■ WHAT TO WORK ON ■
Your output is the lines from the first one to the one containing "(mmulbl) at (338,162)", repeated exactly, with images left out.

◇ ◇ ◇ ◇ ◇ ◇ ◇

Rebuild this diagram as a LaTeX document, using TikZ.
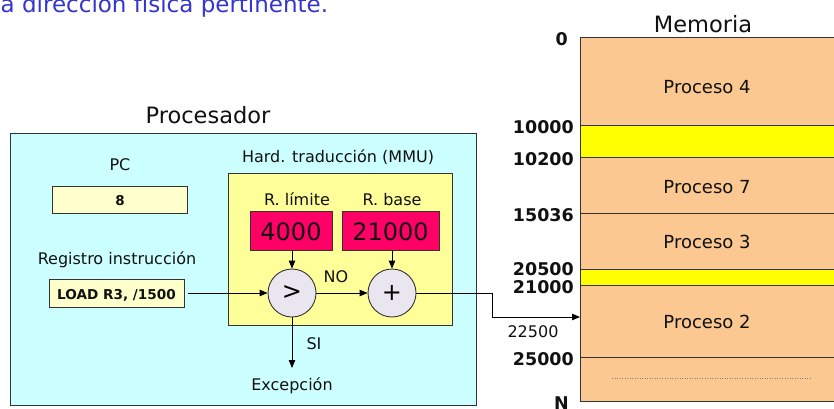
\documentclass[tikz,border=0pt]{standalone}
\usepackage{fontspec}
\setmainfont{DejaVu Sans}
\usetikzlibrary{arrows.meta}
\definecolor{procbg}{HTML}{CCFFFF}
\definecolor{mmubg}{HTML}{FFFF99}
\definecolor{regbg}{HTML}{FFFFCC}
\definecolor{redreg}{HTML}{FF0066}
\definecolor{circbg}{HTML}{EAE6F0}
\definecolor{membg}{HTML}{FAC890}
\definecolor{band}{HTML}{FFFF00}
\definecolor{titleblue}{HTML}{3535CF}
\definecolor{edge}{HTML}{333333}
\definecolor{txt}{HTML}{111111}
\begin{document}
\begin{tikzpicture}[x=1pt,y=-1pt,
  box/.style={draw=edge, line width=0.9pt, inner sep=0pt, anchor=north west, outer sep=0pt},
  circ/.style={circle, draw=edge, line width=0.9pt, fill=circbg, minimum size=48pt, inner sep=0pt, font=\fontsize{24}{28}\selectfont},
  lbl/.style={inner sep=0pt, anchor=base, text=txt, font=\fontsize{16}{19}\selectfont},
  big/.style={inner sep=0pt, anchor=base, text=txt, font=\fontsize{22.5}{26}\selectfont},
  memnum/.style={inner sep=0pt, anchor=base east, text=txt, font=\fontsize{17.5}{21}\selectfont\bfseries},
  proc/.style={inner sep=0pt, anchor=base, text=txt, font=\fontsize{18}{21}\selectfont},
  arr/.style={draw=black, line width=0.9pt, -{Triangle[length=8pt,width=6.5pt]}},
  sepline/.style={draw=edge, line width=0.9pt}
]
\useasboundingbox (0,0) rectangle (834,408);
\fill[white] (0,0) rectangle (834,408);

% title (clipped at top)
\node[inner sep=0pt, anchor=base west, text=titleblue, font=\fontsize{23}{27}\selectfont] (title) at (0.5,12) {a dirección física pertinente.};

% processor
\node[box, fill=procbg, minimum width=466pt, minimum height=272pt] (cpu) at (10,133) {};
\node[big] (cpulbl) at (208,123) {Procesador};

% MMU
\node[box, fill=mmubg, minimum width=224pt, minimum height=152pt] (mmu) at (228,173) {};
\node[lbl] (mmulbl) at (338,162) {Hard. traducción (MMU)};

% PC
\node[lbl] (pclbl) at (120,170) {PC};
\node[box, fill=regbg, minimum width=135pt, minimum height=27pt] (pc) at (52,186) {};
\node[inner sep=0pt, anchor=base, text=txt, font=\fontsize{13.5}{16}\selectfont\bfseries] (pcval) at (120,205) {8};

% instruction register
\node[lbl] (irlbl) at (117,264) {Registro instrucción};
\node[box, fill=regbg, minimum width=135pt, minimum height=28pt] (ir) at (49,279) {};
\node[inner sep=0pt, anchor=base, text=txt, font=\fontsize{13.6}{16}\selectfont\bfseries] (irval) at (116.5,299) {LOAD R3, /1500};

% limit / base registers
\node[lbl] (limlbl) at (297,205) {R. límite};
\node[lbl] (baselbl) at (392,205) {R. base};
\node[box, fill=redreg, minimum width=82pt, minimum height=39pt] (lim) at (250,211) {};
\node[box, fill=redreg, minimum width=97pt, minimum height=39pt] (base) at (342,211) {};
\node[inner sep=0pt, anchor=base, text=txt, font=\fontsize{24}{28}\selectfont] (limval) at (291,240) {4000};
\node[inner sep=0pt, anchor=base, text=txt, font=\fontsize{24}{28}\selectfont] (baseval) at (390.5,240) {21000};

% comparator and adder
\node[circ] (cmp) at (292,293) {\char`\>};
\node[circ] (add) at (392,293) {+};

\draw[arr] (lim.south -| cmp.north) -- (cmp.north);
\draw[arr] (base.south -| add.north) -- (add.north);
\draw[arr, shorten <=4pt] (ir.east) -- (cmp.west);
\draw[arr] (cmp.east) -- (add.west);
\node[lbl] (nolbl) at (336,282) {NO};

\coordinate (excarr) at (292,368);
\draw[arr] (cmp.south) -- (excarr);
\node[lbl] (silbl) at (314,349) {SI};
\node[lbl] (exclbl) at (292,390) {Excepción};

% memory
\node[box, fill=membg, draw=none, minimum width=280pt, minimum height=364pt] (mem) at (580,37) {};
\node[box, fill=band, draw=none, minimum width=280pt, minimum height=32pt] (band1) at (580,125) {};
\node[box, fill=band, draw=none, minimum width=280pt, minimum height=16pt] (band2) at (580,269) {};
\draw[sepline] (mem.north east) -- (mem.north west) -- (mem.south west) -- (mem.south east);
\foreach \yy in {125,157,213,269,285,357} {
  \draw[sepline] (580,\yy) -- (860,\yy);
}
\draw[gray, line width=0.5pt, dotted] (612,378) -- (811,378);

\node[big] (memlbl) at (703,32) {Memoria};
\node[proc] (p4) at (707,93) {Proceso 4};
\node[proc] (p7) at (707,193) {Proceso 7};
\node[proc] (p3) at (707,248) {Proceso 3};
\node[proc] (p2) at (707,328) {Proceso 2};

\node[memnum] (a0) at (568,45) {0};
\node[memnum] (a1) at (574,133) {10000};
\node[memnum] (a2) at (574,165) {10200};
\node[memnum] (a3) at (574,221) {15036};
\node[memnum] (a4) at (574,275) {20500};
\node[memnum] (a5) at (574,293) {21000};
\node[memnum] (a6) at (574,365) {25000};
\node[memnum] (aN) at (569,409) {N};

% physical address arrow
\coordinate (memin) at (580,317);
\coordinate (turn) at (492,317);
\draw[arr] (add.east) -| (turn) -- (memin);
\node[lbl] (addr) at (533,337) {22500};
\end{tikzpicture}
\end{document}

◇ ◇ ◇ ◇ ◇ ◇ ◇

■ REPLY ■
Rebuild this diagram as a LaTeX document, using TikZ.
\documentclass[tikz,border=0pt]{standalone}
\usepackage{fontspec}
\setmainfont{DejaVu Sans}
\usetikzlibrary{arrows.meta}
\definecolor{procbg}{HTML}{CCFFFF}
\definecolor{mmubg}{HTML}{FFFF99}
\definecolor{regbg}{HTML}{FFFFCC}
\definecolor{redreg}{HTML}{FF0066}
\definecolor{circbg}{HTML}{EAE6F0}
\definecolor{membg}{HTML}{FAC890}
\definecolor{band}{HTML}{FFFF00}
\definecolor{titleblue}{HTML}{3535CF}
\definecolor{edge}{HTML}{333333}
\definecolor{txt}{HTML}{111111}
\begin{document}
\begin{tikzpicture}[x=1pt,y=-1pt,
  box/.style={draw=edge, line width=0.9pt, inner sep=0pt, anchor=north west, outer sep=0pt},
  circ/.style={circle, draw=edge, line width=0.9pt, fill=circbg, minimum size=48pt, inner sep=0pt, font=\fontsize{24}{28}\selectfont},
  lbl/.style={inner sep=0pt, anchor=base, text=txt, font=\fontsize{16}{19}\selectfont},
  big/.style={inner sep=0pt, anchor=base, text=txt, font=\fontsize{22.5}{26}\selectfont},
  memnum/.style={inner sep=0pt, anchor=base east, text=txt, font=\fontsize{17.5}{21}\selectfont\bfseries},
  proc/.style={inner sep=0pt, anchor=base, text=txt, font=\fontsize{18}{21}\selectfont},
  arr/.style={draw=black, line width=0.9pt, -{Triangle[length=8pt,width=6.5pt]}},
  sepline/.style={draw=edge, line width=0.9pt}
]
\useasboundingbox (0,0) rectangle (834,408);
\fill[white] (0,0) rectangle (834,408);

% title (clipped at top)
\node[inner sep=0pt, anchor=base west, text=titleblue, font=\fontsize{23}{27}\selectfont] (title) at (0.5,12) {a dirección física pertinente.};

% processor
\node[box, fill=procbg, minimum width=466pt, minimum height=272pt] (cpu) at (10,133) {};
\node[big] (cpulbl) at (208,123) {Procesador};

% MMU
\node[box, fill=mmubg, minimum width=224pt, minimum height=152pt] (mmu) at (228,173) {};
\node[lbl] (mmulbl) at (338,162) {Hard. traducción (MMU)};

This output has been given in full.